No. Hammerfest no es el sueño de un urbanita del siglo XXI. Por tanto mi interlocutor normalmente se muestra sorprendido cuando llega a saber que nuestra presencia en la ciudad más septentrional es voluntaria. Hoy en día hemos aceptado que todos esos elementos que nos acompañan en nuestra vida diaria y que nos ofrece en inmensa variedad la ciudad moderna es lo que necesitamos para vivir. Y quizá lo aceptamos por pura inercia porque las mismas personas que consideran un sitio como Hammerfest "inhabitable" y depresivo son las que se quejan continuamente de su vida diaria, del trabajo, del agobio, del estrés. De la falta de tiempo para uno mismo.


La culpa se la suele llevar toda el trabajo. Y sin duda éste tiene su parte en el daño, pero la ciudad en sí misma, con toda su inabarcable muestrario de opciones en las que solazarnos, tienen gran resposabilidad de nuestros agobios y ansiedades. Somos seres urbanos por autoimposición, no estamos diseñados para ese entorno ni mental ni físicamente, y eso crea desequilibrios e insatisfacción.

La ciudad nos encarcela entre muros de hormigón y ladrillo, al fin y al cabo una ciudad no es más que una agrupación de edificios muy cercanos unos a otros que no sólo nos bloquean el paso sino también la vista. Nos roban algo muy precioso: el horizonte. Normalmente no lo echamos de menos, pero quién puede negar la sensación indescriptible cuando salimos de la urbe, vamos a la montaña y nos deleitamos observando desde la altura un horizonte abierto.
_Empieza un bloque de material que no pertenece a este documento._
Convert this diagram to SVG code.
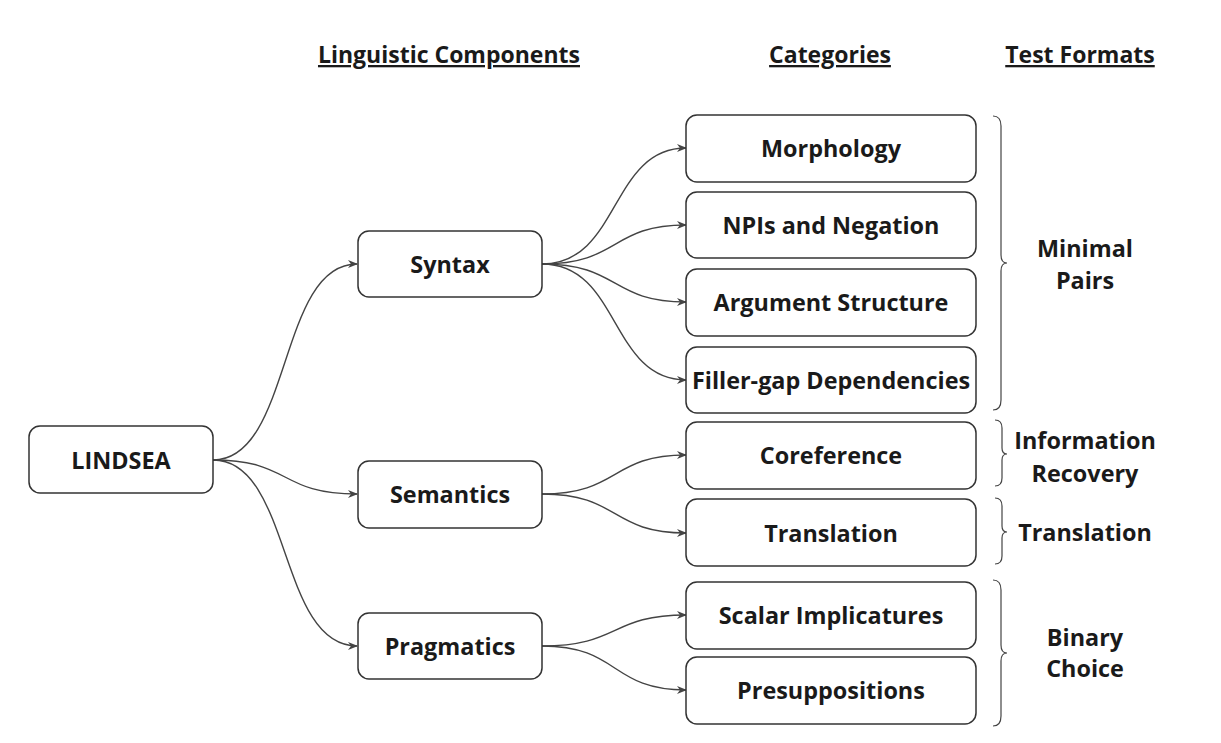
<svg xmlns="http://www.w3.org/2000/svg" width="1221" height="743" viewBox="0 0 1221 743">
<style>
.box{fill:#fff;stroke:#333;stroke-width:1.5}
.lbl{font-family:"Open Sans","Noto Sans",sans-serif;font-weight:700;font-size:23.4px;fill:#1a1a1a;text-anchor:middle}
.hdr{font-family:"Open Sans","Noto Sans",sans-serif;font-weight:700;font-size:23px;fill:#1a1a1a;text-anchor:middle;text-decoration:underline}
.edge{fill:none;stroke:#444;stroke-width:1.4;marker-end:url(#arr)}
.brace{fill:none;stroke:#444;stroke-width:1.2}
</style>
<defs>
<marker id="arr" viewBox="0 0 10 10" refX="9" refY="5" markerWidth="10" markerHeight="10" markerUnits="userSpaceOnUse" orient="auto">
<path d="M0,1 L10,5 L0,9 L3,5 z" fill="#444"/>
</marker>
</defs>
<g id="headers">
<text class="hdr" x="449" y="63">Linguistic Components</text>
<text class="hdr" x="830" y="63">Categories</text>
<text class="hdr" x="1080" y="63">Test Formats</text>
</g>
<g id="connectors">
<path class="edge" d="M213,460 C292,460 278,264 357,264"/>
<path class="edge" d="M213,460 C292,460 278,494 357,494"/>
<path class="edge" d="M213,460 C292,460 278,646 357,646"/>
<path class="edge" d="M542,264 C620,264 610,148 686,148"/>
<path class="edge" d="M542,264 C620,264 610,225 686,225"/>
<path class="edge" d="M542,264 C620,264 610,302 686,302"/>
<path class="edge" d="M542,264 C620,264 610,380 686,380"/>
<path class="edge" d="M542,494 C620,494 610,455 686,455"/>
<path class="edge" d="M542,494 C620,494 610,533 686,533"/>
<path class="edge" d="M542,646 C620,646 610,615 686,615"/>
<path class="edge" d="M542,646 C620,646 610,690 686,690"/>
</g>
<g id="lindsea"><rect class="box" x="29" y="426" width="184" height="67" rx="11"/><text class="lbl" x="121" y="469">LINDSEA</text></g>
<g id="syntax"><rect class="box" x="358" y="231" width="184" height="66" rx="11"/><text class="lbl" x="450" y="273">Syntax</text></g>
<g id="semantics"><rect class="box" x="358" y="461" width="184" height="67" rx="11"/><text class="lbl" x="450" y="503">Semantics</text></g>
<g id="pragmatics"><rect class="box" x="358" y="613" width="184" height="66" rx="11"/><text class="lbl" x="450" y="655">Pragmatics</text></g>
<g id="morphology"><rect class="box" x="686" y="115" width="290" height="67" rx="11"/><text class="lbl" x="831" y="157">Morphology</text></g>
<g id="npis"><rect class="box" x="686" y="192" width="290" height="66" rx="11"/><text class="lbl" x="831" y="234">NPIs and Negation</text></g>
<g id="argument"><rect class="box" x="686" y="269" width="290" height="67" rx="11"/><text class="lbl" x="831" y="311">Argument Structure</text></g>
<g id="filler"><rect class="box" x="686" y="347" width="290" height="66" rx="11"/><text class="lbl" x="831" y="389">Filler-gap Dependencies</text></g>
<g id="coreference"><rect class="box" x="686" y="422" width="290" height="67" rx="11"/><text class="lbl" x="831" y="464">Coreference</text></g>
<g id="translation"><rect class="box" x="686" y="499" width="290" height="67" rx="11"/><text class="lbl" x="831" y="542">Translation</text></g>
<g id="scalar"><rect class="box" x="686" y="582" width="290" height="67" rx="11"/><text class="lbl" x="831" y="624">Scalar Implicatures</text></g>
<g id="presup"><rect class="box" x="686" y="657" width="290" height="67" rx="11"/><text class="lbl" x="831" y="699">Presuppositions</text></g>
<g id="minimal-pairs">
<path class="brace" d="M993,116 Q1001,116 1001,126 L1001,255 Q1001,263 1007,263 Q1001,263 1001,271 L1001,400 Q1001,410 993,410"/>
<text class="lbl" x="1085" y="257">Minimal</text><text class="lbl" x="1085" y="289">Pairs</text>
</g>
<g id="info-recovery">
<path class="brace" d="M995,420 Q1002,420 1002,428 L1002,448 Q1002,454 1007,454 Q1002,454 1002,460 L1002,478 Q1002,486 995,486"/>
<text class="lbl" x="1085" y="449">Information</text><text class="lbl" x="1085" y="482">Recovery</text>
</g>
<g id="translation-format">
<path class="brace" d="M995,498 Q1002,498 1002,506 L1002,526 Q1002,532 1007,532 Q1002,532 1002,538 L1002,556 Q1002,564 995,564"/>
<text class="lbl" x="1085" y="541">Translation</text>
</g>
<g id="binary-choice">
<path class="brace" d="M993,580 Q1001,580 1001,590 L1001,645 Q1001,653 1007,653 Q1001,653 1001,661 L1001,716 Q1001,726 993,726"/>
<text class="lbl" x="1085" y="646">Binary</text><text class="lbl" x="1085" y="677">Choice</text>
</g>
</svg>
El tiempo se para. La mente se dilata.

Probablemente estemos geneticamente obligados a observar el horizonte. Somos monos que nos erguimos entre otras cosas, supongo, para otear en lontananza y detectar predadores. Y su ausencia nos tranquiliza. Por la razón que sea funciona. El horizonte es una medicina indispensable y la ciudad nos priva de ella.


Hammerfest puede carecer de muchas cosas, pero posee algo que no tiene precio. Las fotos que salpican este texto no son de ningún día en especial. No es una excursión preparada, ni ún fin de semana. Es un día normal, en el que al volver a casa del trabajo, saqué a Eco a pasear media hora o cuarenta minutos, justo antes de comer. Como siempre. Es mi rutina diaria. Pero esta vez me dió por llevarme la cámara.

Las fotos está tomadas a apenas quince minutos de la casa. Hamerfest me ofrece ésto cada día y cada día salgo de trabajar y en unos minutos estoy sentado en una roca, mirando al océano -Eco husmeando libre a mi alrededor- y la vista recorriendo un horizonte infinito que amalgama agua, roca y fuego. Siento el viento frío que me llega virgen y salvaje -sin obstáculos que lo domestiquen- y que limpia mi mente dejándola en blanco, renovada, en paz. Lista para seguir.



Cada día un paseo. Unas veces en medio de una ventisca de invierno con la nieve por las rodillas, otras una garbeo tardío bajo el sol nocturno del verano, o contemplando las Auroras Boreales. Siempre renovador. Siempre relajante. Siempre purificador.

Y esa inmensa sensación de paz, el aporte de vitalidad que supone, no se puede comprar en el último gran centro comercial que han abierto.